The ride was a little over an hour and the conversation kept waxing and waning by the severity of the harsh scraping noise underneath the car. The whole ride felt tense as we put bets on if/when we would break down. Finally, on an unsuspecting portion of the road, AJ turns to Izadaro and points to a small out-cropping in the dense shrubbery that lined both sides of the road “is that our trail?” It was and we spent the next half an hour unpacking the boats, clothes, tents, and food and transporting them to the river. The boats we had commissioned to take us down the river were blow-up kayaks made of the same material as river rafts and we spent some time pumping them up. We loosely strapped in our bags and set off.
At our launch, a series of beautiful waterfalls cascaded from a pool 5 feet above the one we launched from. Jordan said in a joking tone: “Mom, you ready to go down that?”. Mom smirked, incredulously as AJ pulled up behind our boats and said “that’s nothing”.

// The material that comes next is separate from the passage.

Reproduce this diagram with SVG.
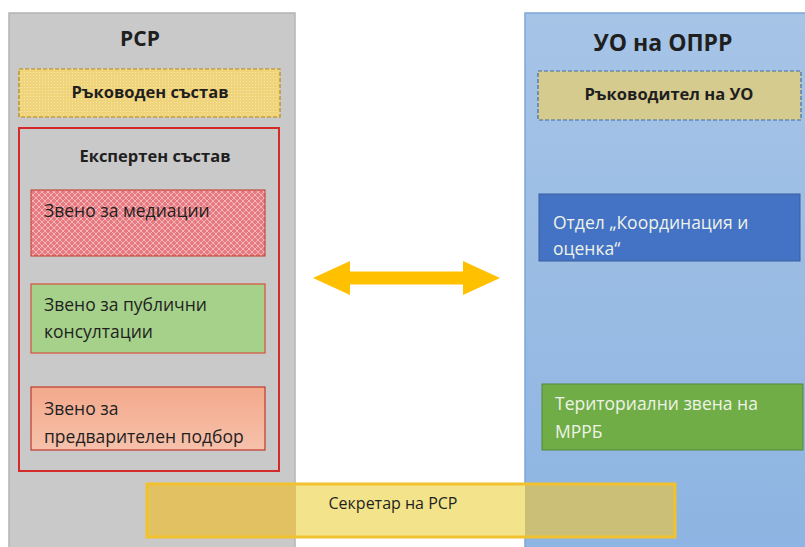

For the next 2 days we traveled the Moho river, camping in clearings cut from the thick jungle and paddling for a couple of hours downstream. What began as a joke from Jordan became the norm as we threw our boats, us included, down waterfalls up to 10 feet tall. The adrenaline followed by the cool rush of water kept smiles on our faces as our clothing and equipment refused to dry.
Summary:
The driving force behind the trip was mom, she organized the tours, booked the hotels, and planned out the itinerary. Her goal for our stay in Belize was to spend Dad’s birthday in a place that he had never been, in as remote a setting as possible. There is little doubt in my mind that, from the two-hour ride to glovers reef to the remote put-in on the Moho, she was successful. The memories of this trip will be everlasting and for this, we all owe her a debt of gratitude.
Sayings in Belizean Kriol
- Wahnti wahnti kyah geti an geti geti nuh wahnti. — You always want what you can’t have.
- Dah no so, dah naily so. — Where there’s smoke, there’s fire.

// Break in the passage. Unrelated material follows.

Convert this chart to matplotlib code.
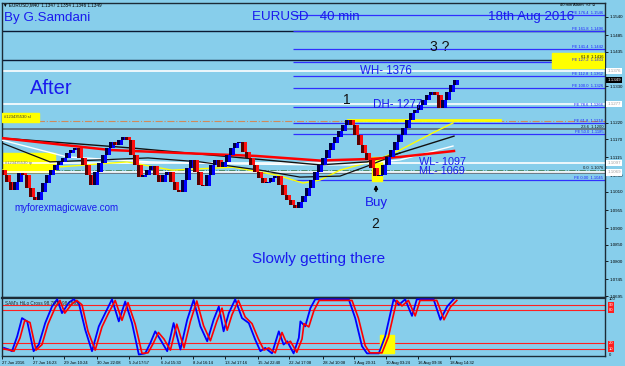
import matplotlib
matplotlib.use('Agg')
import matplotlib.pyplot as plt
from matplotlib.patches import Rectangle

# ---------------- data ----------------
first_open = 1.1076
closes = [1.1061, 1.1040, 1.1016, 1.1040, 1.1067, 1.1061, 1.1022, 1.0995, 1.0985, 1.1010,
          1.1037, 1.1061, 1.1076, 1.1092, 1.1101, 1.1113, 1.1128, 1.1137, 1.1143, 1.1113,
          1.1092, 1.1061, 1.1031, 1.1070, 1.1098, 1.1122, 1.1143, 1.1161, 1.1152, 1.1167,
          1.1176, 1.1167, 1.1122, 1.1092, 1.1055, 1.1061, 1.1076, 1.1088, 1.1061, 1.1040,
          1.1061, 1.1070, 1.1040, 1.1016, 1.1010, 1.1046, 1.1082, 1.1107, 1.1070, 1.1031,
          1.1028, 1.1061, 1.1092, 1.1107, 1.1085, 1.1101, 1.1122, 1.1143, 1.1158, 1.1161,
          1.1131, 1.1113, 1.1092, 1.1070, 1.1052, 1.1037, 1.1040, 1.1052, 1.1058, 1.1031,
          1.1001, 1.0985, 1.0970, 1.0961, 1.0979, 1.0998, 1.1022, 1.1046, 1.1070, 1.1092,
          1.1113, 1.1137, 1.1158, 1.1176, 1.1195, 1.1213, 1.1228, 1.1213, 1.1182, 1.1152,
          1.1128, 1.1107, 1.1082, 1.1058, 1.1061, 1.1092, 1.1116, 1.1137, 1.1161, 1.1182,
          1.1204, 1.1228, 1.1249, 1.1258, 1.1273, 1.1289, 1.1304, 1.1313, 1.1304, 1.1264,
          1.1289, 1.1313, 1.1334, 1.1349]

ma_red_x = [-0.5, 26.5, 44, 63, 79, 84, 92, 99, 112.5]
ma_red_y = [1.1173, 1.1137, 1.1128, 1.1119, 1.1105, 1.1107, 1.1110, 1.1116, 1.1134]
ma_blkA_x = [-0.5, 32, 57, 79, 90.75, 99, 112.5]
ma_blkA_y = [1.1173, 1.1143, 1.1116, 1.1092, 1.1101, 1.1128, 1.1179]
ma_blkB_x = [-0.5, 11.5, 24, 36, 49, 64, 74, 84, 91, 99]
ma_blkB_y = [1.1158, 1.1101, 1.1107, 1.1113, 1.1101, 1.1076, 1.1055, 1.1058, 1.1089, 1.1128]
ma_wht_x = [-0.5, 15.75, 36.5, 57, 79, 86.5, 99, 112.25]
ma_wht_y = [1.1167, 1.1116, 1.1101, 1.1095, 1.1092, 1.1092, 1.1107, 1.1149]
ma_yel_x = [-0.5, 13, 30.75, 42, 57.25, 68.25, 74.75, 79, 84, 93.25, 99, 107.25, 112.25]
ma_yel_y = [1.1076, 1.1085, 1.1101, 1.1076, 1.1085, 1.1061, 1.1037, 1.1046, 1.1076, 1.1107, 1.1137, 1.1189, 1.1219]

# visible price-scale labels (1.1380 and 1.1275 are hidden behind level boxes)
price_ticks = [1.1540, 1.1485, 1.1435, 1.1330, 1.1220, 1.1170, 1.1115,
               1.1060, 1.1010, 1.0955, 1.0900, 1.0850, 1.0800, 1.0745, 1.0695]

fe_levels = [1.1546, 1.1496, 1.1442, 1.1403, 1.1362, 1.1326, 1.1266, 1.1218, 1.1185, 1.1045]
fe_labels = ['FE 176.4  1.1546', 'FE 161.8  1.1496', 'FE 141.4  1.1442', 'FE 127.2  1.1403',
             'FE 112.8  1.1362', 'FE 100.0  1.1326', 'FE 78.6  1.1266', 'FE 61.8  1.1218',
             'FE 50.0  1.1185', 'FE 0.00  1.1045']
fe_start = 72.3

fib_levels = [1.1498, 1.1410, 1.1200]
fib_labels = ['', '61.8  1.1416', '23.6  1.1200']
white_levels = [1.1376, 1.1277, 1.1097, 1.1069]
white_labels = ['1.1376', '1.1277', '1.1097', '1.1069']
current_price = 1.1349
sl_level = 1.1225
zero_level = 1.1076
gray_level = 1.1066
yellow_trend_x = [86, 124]
yellow_trend_y = 1.1228

# indicator (SAM's HiLo Cross)
ind_blue_x = [0, 1.2, 2, 3.3, 4.5, 5.8, 7.4, 8.7, 10.3, 12, 13.3, 14.5, 16.2, 17.4, 18.7, 20.3, 22,
              23.7, 25.3, 27, 28.7, 30.3, 32, 33.7, 35.3, 36.6, 37.8, 39.1, 40.8, 42.4, 44.1, 45.8,
              47.4, 49.1, 50.8, 52.4, 53.7, 54.9, 56.2, 57.8, 59.5, 61.2, 62.8, 64.1, 65.3, 67, 68.7,
              69.9, 70.8, 72.4, 73.7, 74.1, 75.3, 76.6, 77.8, 86.2, 87.8, 89.5, 90.75, 93.7, 95.3,
              97.4, 98.7, 100.3, 102, 103.2, 107.4, 109.1, 110.8, 112.4]
ind_blue_y = [12, 9, 6, 33, 66, 60, 6, 18, 57, 87, 100, 75, 94, 100, 93, 45, 6,
              51, 75, 100, 60, 96, 57, 0, 2, 21, 42, 27, 6, 57, 9, 63,
              99, 51, 24, 63, 87, 42, 75, 100, 66, 57, 27, 6, 12, 2, 42,
              18, 24, 2, 30, 60, 51, 84, 100, 100, 66, 15, 2, 2, 33,
              100, 90, 100, 70, 100, 100, 63, 87, 100]
ind_red_x = [0, 1.5, 2.5, 4, 5.2, 6.5, 8, 9.5, 11, 12.8, 14, 15.2, 17, 18.2, 19.5, 21, 22.8,
             24.5, 26, 27.8, 29.5, 31, 32.8, 34.5, 36, 37.3, 38.6, 40, 41.6, 43.2, 45, 46.6,
             48.2, 49.9, 51.6, 53.2, 54.5, 55.8, 57, 58.6, 60.3, 62, 63.6, 65, 66.2, 67.8, 69.5,
             70.7, 71.6, 73.2, 74.5, 75, 76.2, 77.5, 78.8, 87, 88.6, 90.3, 91.5, 94.5, 96.1,
             98.2, 99.5, 101.1, 102.8, 104, 108.2, 110, 111.6, 113.2]
ind_red_y = [10, 8, 6, 30, 62, 58, 8, 18, 55, 85, 98, 75, 92, 98, 90, 42, 8,
             50, 73, 98, 62, 94, 55, 2, 3, 20, 40, 28, 8, 55, 12, 60,
             97, 52, 25, 60, 84, 44, 72, 98, 68, 56, 28, 8, 12, 3, 40,
             20, 24, 4, 28, 56, 50, 80, 98, 98, 66, 16, 3, 3, 32,
             98, 88, 98, 70, 98, 98, 63, 86, 98]
ind_levels = [90, 80, 20, 10]

date_pos = [-0.5, 7.25, 15, 23.25, 31.25, 39.25, 47.25, 55.25, 63.5, 71.25, 79.75, 87.5, 95.5, 103.5, 111.5]
date_labels = ['27 Jun 2016', '27 Jun 16:23', '29 Jun 10:24', '30 Jun 22:08', '5 Jul 17:57',
               '6 Jul 15:30', '8 Jul 16:14', '13 Jul 17:16', '15 Jul 22:40', '22 Jul 17:08',
               '28 Jul 10:08', '3 Aug 20:31', '10 Aug 03:24', '16 Aug 09:36', '18 Aug 14:32']

# ---------------- layout ----------------
W, H = 625, 366
BG = '#87ceeb'
BLUE_TXT = '#1a1aee'
plt.rcParams['font.family'] = ['Liberation Sans', 'DejaVu Sans']

fig = plt.figure(figsize=(W / 100, H / 100), dpi=100)
fig.patch.set_facecolor(BG)


def rect(l, t, r, b):
    return [l / W, 1 - b / H, (r - l) / W, (b - t) / H]


def ftext(x, y, s, **kw):
    fig.text(x / W, 1 - y / H, s, **kw)


ax = fig.add_axes(rect(2, 3, 605, 297))
axi = fig.add_axes(rect(2, 298, 605, 356), sharex=ax)
for a in (ax, axi):
    a.set_facecolor(BG)
    for s in a.spines.values():
        s.set_color('#1c2b36')
        s.set_linewidth(1.0)
axi.spines['top'].set_linewidth(1.6)

XMAX = 150.25
ax.set_xlim(-0.5, XMAX)
ax.set_ylim(1.0692, 1.1582)

# horizontal lines (full width)
for lv in fib_levels[:2]:
    ax.axhline(lv, color='#0b1a33', lw=1.0, zorder=1)
ax.axhline(fib_levels[2], color='#5a6a78', lw=1.2, zorder=1)
ax.axhline(gray_level, color='#6a7a88', lw=1.4, zorder=1)
ax.axhline(sl_level, color='#d08a5a', lw=0.8, ls='-.', zorder=1)
ax.axhline(zero_level, color='#4c8a6a', lw=0.7, ls='-.', zorder=1)
for lv in white_levels:
    ax.axhline(lv, color='white', lw=1.2, zorder=2)

# Fibonacci expansion lines
ax.hlines(fe_levels, fe_start, XMAX, color='#3030ff', lw=0.9, zorder=2)
trans_y = ax.get_yaxis_transform()
for lv, lb in zip(fe_levels, fe_labels):
    ax.text(0.997, lv, lb, transform=trans_y, ha='right', va='bottom', fontsize=3.0,
            color='#2020ff', zorder=6)
for lv, lb in zip(fib_levels, fib_labels):
    if lb:
        ax.text(0.997, lv + 0.0002, lb, transform=trans_y, ha='right', va='bottom',
                fontsize=3.0, color='#101010', zorder=6)
ax.text(0.997, zero_level, '0.0  1.1076', transform=trans_y, ha='right', va='bottom',
        fontsize=3.0, color='#101010', zorder=6)

# yellow boxes
ax.add_patch(Rectangle((137, 1.1385), XMAX - 137, 0.0046, color='#ffff00', zorder=3))
ax.add_patch(Rectangle((-0.5, 1.1070), 13.25, 0.0058, color='#ffff00', zorder=1))
ax.add_patch(Rectangle((-0.5, 1.1222), 9.25, 0.0027, color='#ffff00', zorder=4))
ax.text(0, 1.12355, '#123435530 sl', fontsize=3, color='#333333', va='center', zorder=5)
ax.text(0.3, 1.1099, '#123435530 tp', fontsize=3, color='#777777', va='center', zorder=5)
ax.add_patch(Rectangle((92, 1.1043), 2.5, 0.0073, color='#ffff00', zorder=3))

# yellow horizontal trend segment
ax.plot(yellow_trend_x, [yellow_trend_y, yellow_trend_y], color='#ffff00', lw=2.0, zorder=3)

# moving averages
ax.plot(ma_yel_x, ma_yel_y, color='#ffff00', lw=1.0, zorder=4)
ax.plot(ma_wht_x, ma_wht_y, color='white', lw=1.0, zorder=4)
ax.plot(ma_blkB_x, ma_blkB_y, color='#111111', lw=0.9, zorder=4)
ax.plot(ma_blkA_x, ma_blkA_y, color='#111111', lw=1.0, zorder=4)
ax.plot(ma_red_x, ma_red_y, color='#ff0000', lw=1.8, zorder=4)

# price bars (dark shadow + bright body, renko-like)
opens = [first_open] + closes[:-1]
xs = list(range(len(closes)))
for x, o, c in zip(xs, opens, closes):
    up = c >= o
    dark = '#00003c' if up else '#5a0000'
    bright = '#0000ff' if up else '#ff1010'
    ax.bar(x - 0.3, c - o, bottom=o, width=0.75, color=dark, zorder=5, linewidth=0)
    ax.bar(x + 0.25, c - o, bottom=o, width=0.75, color=bright, zorder=5, linewidth=0)

# price axis
ax.yaxis.tick_right()
ax.set_yticks(price_ticks)
ax.set_yticklabels(['%.4f' % t for t in price_ticks])
ax.tick_params(axis='y', labelsize=3.2, length=2, width=0.6, pad=1.5, colors='black')
ax.tick_params(axis='x', bottom=False, labelbottom=False)

# right boxed labels
for lv, lb in zip(white_levels, white_labels):
    ax.text(1.004, lv, lb, transform=trans_y, ha='left', va='center', fontsize=3.2,
            color='#a0a0a0', bbox=dict(boxstyle='square,pad=0.25', fc='white', ec='none'),
            clip_on=False, zorder=7)
ax.text(1.004, current_price, '%.4f' % current_price, transform=trans_y, ha='left',
        va='center', fontsize=3.2, color='white',
        bbox=dict(boxstyle='square,pad=0.25', fc='black', ec='none'), clip_on=False, zorder=7)

# ---------------- indicator ----------------
axi.set_ylim(-2.7, 102.4)
axi.hlines(ind_levels, -0.5, XMAX, color='#ff2020', lw=0.8, zorder=1)
axi.add_patch(Rectangle((94, 2), 3.5, 34, color='#ffff00', zorder=1))
axi.plot(ind_blue_x, ind_blue_y, color='#0000ff', lw=1.3, zorder=3)
axi.plot(ind_red_x, ind_red_y, color='#ff0000', lw=1.2, zorder=4)
axi.set_yticks([])
axi.set_xticks(date_pos)
axi.set_xticklabels(date_labels, ha='left')
axi.tick_params(axis='x', labelsize=3.0, length=2, width=0.6, pad=1.5, colors='black')
axi.text(0.005, 0.9, "SAM's HiLo Cross 98.7004 98.1592", transform=axi.transAxes,
         fontsize=3.3, color='#202020', va='center')
ty = axi.get_yaxis_transform()
axi.text(1.006, 100, '100', transform=ty, fontsize=3, va='center', clip_on=False)
axi.text(1.006, 0, '0', transform=ty, fontsize=3, va='center', clip_on=False)
for lv in ind_levels:
    axi.text(1.006, lv, str(lv), transform=ty, fontsize=3, va='center', color='white',
             bbox=dict(boxstyle='square,pad=0.2', fc='#ff2020', ec='none'), clip_on=False)

# ---------------- text annotations ----------------
ftext(3, 5, '\u25bc EURUSD,M40  1.1347 1.1354 1.1346 1.1349', fontsize=3.3, color='black',
      va='center', family=['Liberation Sans', 'DejaVu Sans'])
ftext(560, 4.5, '40 min Alarm  \u00d72 \u263a', fontsize=3.0, color='black', va='center',
      family=['Liberation Sans', 'DejaVu Sans'])
ftext(4, 18, 'By G.Samdani', fontsize=9.6, color=BLUE_TXT, va='center')
ftext(252, 17, 'EURUSD   40 min', fontsize=9.6, color=BLUE_TXT, va='center')
ftext(488, 17, '18th Aug 2016', fontsize=9.6, color=BLUE_TXT, va='center')
ftext(30, 88, 'After', fontsize=14.5, color=BLUE_TXT, va='center')
ftext(14, 208, 'myforexmagicwave.com', fontsize=7, color=BLUE_TXT, va='center')
ftext(252, 259, 'Slowly getting there', fontsize=11, color=BLUE_TXT, va='center')
ftext(360, 71, 'WH- 1376', fontsize=8.3, color=BLUE_TXT, va='center')
ftext(373, 105, 'DH- 1277', fontsize=8.3, color=BLUE_TXT, va='center')
ftext(419, 162, 'WL- 1097', fontsize=7.8, color=BLUE_TXT, va='center')
ftext(419, 171, 'ML- 1069', fontsize=7.8, color=BLUE_TXT, va='center')
ftext(376, 203, 'Buy', fontsize=9.6, color=BLUE_TXT, va='center', ha='center')
ftext(347, 100, '1', fontsize=10, color='#111111', va='center', ha='center')
ftext(375, 224, '2', fontsize=10, color='#111111', va='center', ha='center')
ftext(430, 47, '3 ?', fontsize=10, color='#111111', va='center')
fig.add_artist(matplotlib.patches.FancyArrowPatch((376 / W, 1 - 194 / H), (376 / W, 1 - 182 / H),
                                                  transform=fig.transFigure, arrowstyle='-|>',
                                                  mutation_scale=5, lw=1.2, color='black'))

fig.savefig('out.png', dpi=100, facecolor=BG)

- Wait bruk down bridge. — Don’t make me wait too long.
- Sleep wit’ yo’ own eye. — Only rely on what you know, not what others tell you.
- One one craboo fill barrel. — Every little bit counts (craboo is a Belizean fruit).
- Ah wah know who seh Kriol noh gat no kulcha? — Who said the Creole don’t have any culture? (A phrase coined by renown Belizean Creole artist and performer, Leela Vernon).